**AVAILABLE DATA:**
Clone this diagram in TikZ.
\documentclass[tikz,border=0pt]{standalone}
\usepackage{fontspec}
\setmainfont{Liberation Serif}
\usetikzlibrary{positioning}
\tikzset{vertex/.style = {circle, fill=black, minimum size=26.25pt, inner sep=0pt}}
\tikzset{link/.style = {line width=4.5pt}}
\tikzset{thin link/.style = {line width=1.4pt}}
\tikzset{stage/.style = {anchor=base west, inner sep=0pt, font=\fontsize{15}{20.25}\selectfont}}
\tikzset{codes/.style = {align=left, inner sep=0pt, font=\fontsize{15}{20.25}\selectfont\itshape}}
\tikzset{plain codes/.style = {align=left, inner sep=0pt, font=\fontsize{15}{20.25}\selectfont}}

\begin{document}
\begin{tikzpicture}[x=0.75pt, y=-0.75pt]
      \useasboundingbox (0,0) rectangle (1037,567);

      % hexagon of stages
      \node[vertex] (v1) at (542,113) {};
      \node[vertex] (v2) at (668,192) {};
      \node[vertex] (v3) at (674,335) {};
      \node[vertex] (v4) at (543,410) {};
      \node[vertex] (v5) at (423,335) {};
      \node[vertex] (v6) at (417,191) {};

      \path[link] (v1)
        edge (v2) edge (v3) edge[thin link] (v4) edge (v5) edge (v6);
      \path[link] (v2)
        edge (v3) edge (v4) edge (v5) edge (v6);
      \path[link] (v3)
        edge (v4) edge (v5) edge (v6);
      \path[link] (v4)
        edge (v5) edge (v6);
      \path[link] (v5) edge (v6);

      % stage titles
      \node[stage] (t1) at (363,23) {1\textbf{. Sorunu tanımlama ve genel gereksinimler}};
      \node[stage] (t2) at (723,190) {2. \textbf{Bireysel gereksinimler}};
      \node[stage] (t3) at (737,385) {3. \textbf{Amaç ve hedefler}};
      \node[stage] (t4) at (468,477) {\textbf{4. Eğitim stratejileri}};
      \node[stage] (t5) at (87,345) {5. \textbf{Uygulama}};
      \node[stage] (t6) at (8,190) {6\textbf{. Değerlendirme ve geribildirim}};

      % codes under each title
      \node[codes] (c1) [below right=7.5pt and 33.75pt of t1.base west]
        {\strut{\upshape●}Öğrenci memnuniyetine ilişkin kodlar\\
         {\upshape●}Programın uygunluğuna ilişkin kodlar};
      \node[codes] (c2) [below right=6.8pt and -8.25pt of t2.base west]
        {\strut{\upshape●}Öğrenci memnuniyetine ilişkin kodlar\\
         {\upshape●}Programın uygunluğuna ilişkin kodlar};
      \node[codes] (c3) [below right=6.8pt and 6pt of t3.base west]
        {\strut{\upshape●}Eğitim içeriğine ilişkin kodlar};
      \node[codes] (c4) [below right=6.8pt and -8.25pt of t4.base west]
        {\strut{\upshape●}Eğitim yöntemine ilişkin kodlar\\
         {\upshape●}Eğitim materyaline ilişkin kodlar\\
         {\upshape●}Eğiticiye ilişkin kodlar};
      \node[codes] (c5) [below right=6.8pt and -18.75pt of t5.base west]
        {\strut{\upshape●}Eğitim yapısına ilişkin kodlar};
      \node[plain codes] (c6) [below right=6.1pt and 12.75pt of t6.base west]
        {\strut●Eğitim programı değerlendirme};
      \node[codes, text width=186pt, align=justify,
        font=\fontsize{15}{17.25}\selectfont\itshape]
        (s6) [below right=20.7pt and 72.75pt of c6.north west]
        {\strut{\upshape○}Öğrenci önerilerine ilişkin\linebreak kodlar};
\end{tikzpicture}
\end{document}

**TASK OBJECTIVE:** Restate the listing above word for word.

**ANSWER:**
Clone this diagram in TikZ.
\documentclass[tikz,border=0pt]{standalone}
\usepackage{fontspec}
\setmainfont{Liberation Serif}
\usetikzlibrary{positioning}
\tikzset{vertex/.style = {circle, fill=black, minimum size=26.25pt, inner sep=0pt}}
\tikzset{link/.style = {line width=4.5pt}}
\tikzset{thin link/.style = {line width=1.4pt}}
\tikzset{stage/.style = {anchor=base west, inner sep=0pt, font=\fontsize{15}{20.25}\selectfont}}
\tikzset{codes/.style = {align=left, inner sep=0pt, font=\fontsize{15}{20.25}\selectfont\itshape}}
\tikzset{plain codes/.style = {align=left, inner sep=0pt, font=\fontsize{15}{20.25}\selectfont}}

\begin{document}
\begin{tikzpicture}[x=0.75pt, y=-0.75pt]
      \useasboundingbox (0,0) rectangle (1037,567);

      % hexagon of stages
      \node[vertex] (v1) at (542,113) {};
      \node[vertex] (v2) at (668,192) {};
      \node[vertex] (v3) at (674,335) {};
      \node[vertex] (v4) at (543,410) {};
      \node[vertex] (v5) at (423,335) {};
      \node[vertex] (v6) at (417,191) {};

      \path[link] (v1)
        edge (v2) edge (v3) edge[thin link] (v4) edge (v5) edge (v6);
      \path[link] (v2)
        edge (v3) edge (v4) edge (v5) edge (v6);
      \path[link] (v3)
        edge (v4) edge (v5) edge (v6);
      \path[link] (v4)
        edge (v5) edge (v6);
      \path[link] (v5) edge (v6);

      % stage titles
      \node[stage] (t1) at (363,23) {1\textbf{. Sorunu tanımlama ve genel gereksinimler}};
      \node[stage] (t2) at (723,190) {2. \textbf{Bireysel gereksinimler}};
      \node[stage] (t3) at (737,385) {3. \textbf{Amaç ve hedefler}};
      \node[stage] (t4) at (468,477) {\textbf{4. Eğitim stratejileri}};
      \node[stage] (t5) at (87,345) {5. \textbf{Uygulama}};
      \node[stage] (t6) at (8,190) {6\textbf{. Değerlendirme ve geribildirim}};

      % codes under each title
      \node[codes] (c1) [below right=7.5pt and 33.75pt of t1.base west]
        {\strut{\upshape●}Öğrenci memnuniyetine ilişkin kodlar\\
         {\upshape●}Programın uygunluğuna ilişkin kodlar};
      \node[codes] (c2) [below right=6.8pt and -8.25pt of t2.base west]
        {\strut{\upshape●}Öğrenci memnuniyetine ilişkin kodlar\\
         {\upshape●}Programın uygunluğuna ilişkin kodlar};
      \node[codes] (c3) [below right=6.8pt and 6pt of t3.base west]
        {\strut{\upshape●}Eğitim içeriğine ilişkin kodlar};
      \node[codes] (c4) [below right=6.8pt and -8.25pt of t4.base west]
        {\strut{\upshape●}Eğitim yöntemine ilişkin kodlar\\
         {\upshape●}Eğitim materyaline ilişkin kodlar\\
         {\upshape●}Eğiticiye ilişkin kodlar};
      \node[codes] (c5) [below right=6.8pt and -18.75pt of t5.base west]
        {\strut{\upshape●}Eğitim yapısına ilişkin kodlar};
      \node[plain codes] (c6) [below right=6.1pt and 12.75pt of t6.base west]
        {\strut●Eğitim programı değerlendirme};
      \node[codes, text width=186pt, align=justify,
        font=\fontsize{15}{17.25}\selectfont\itshape]
        (s6) [below right=20.7pt and 72.75pt of c6.north west]
        {\strut{\upshape○}Öğrenci önerilerine ilişkin\linebreak kodlar};
\end{tikzpicture}
\end{document}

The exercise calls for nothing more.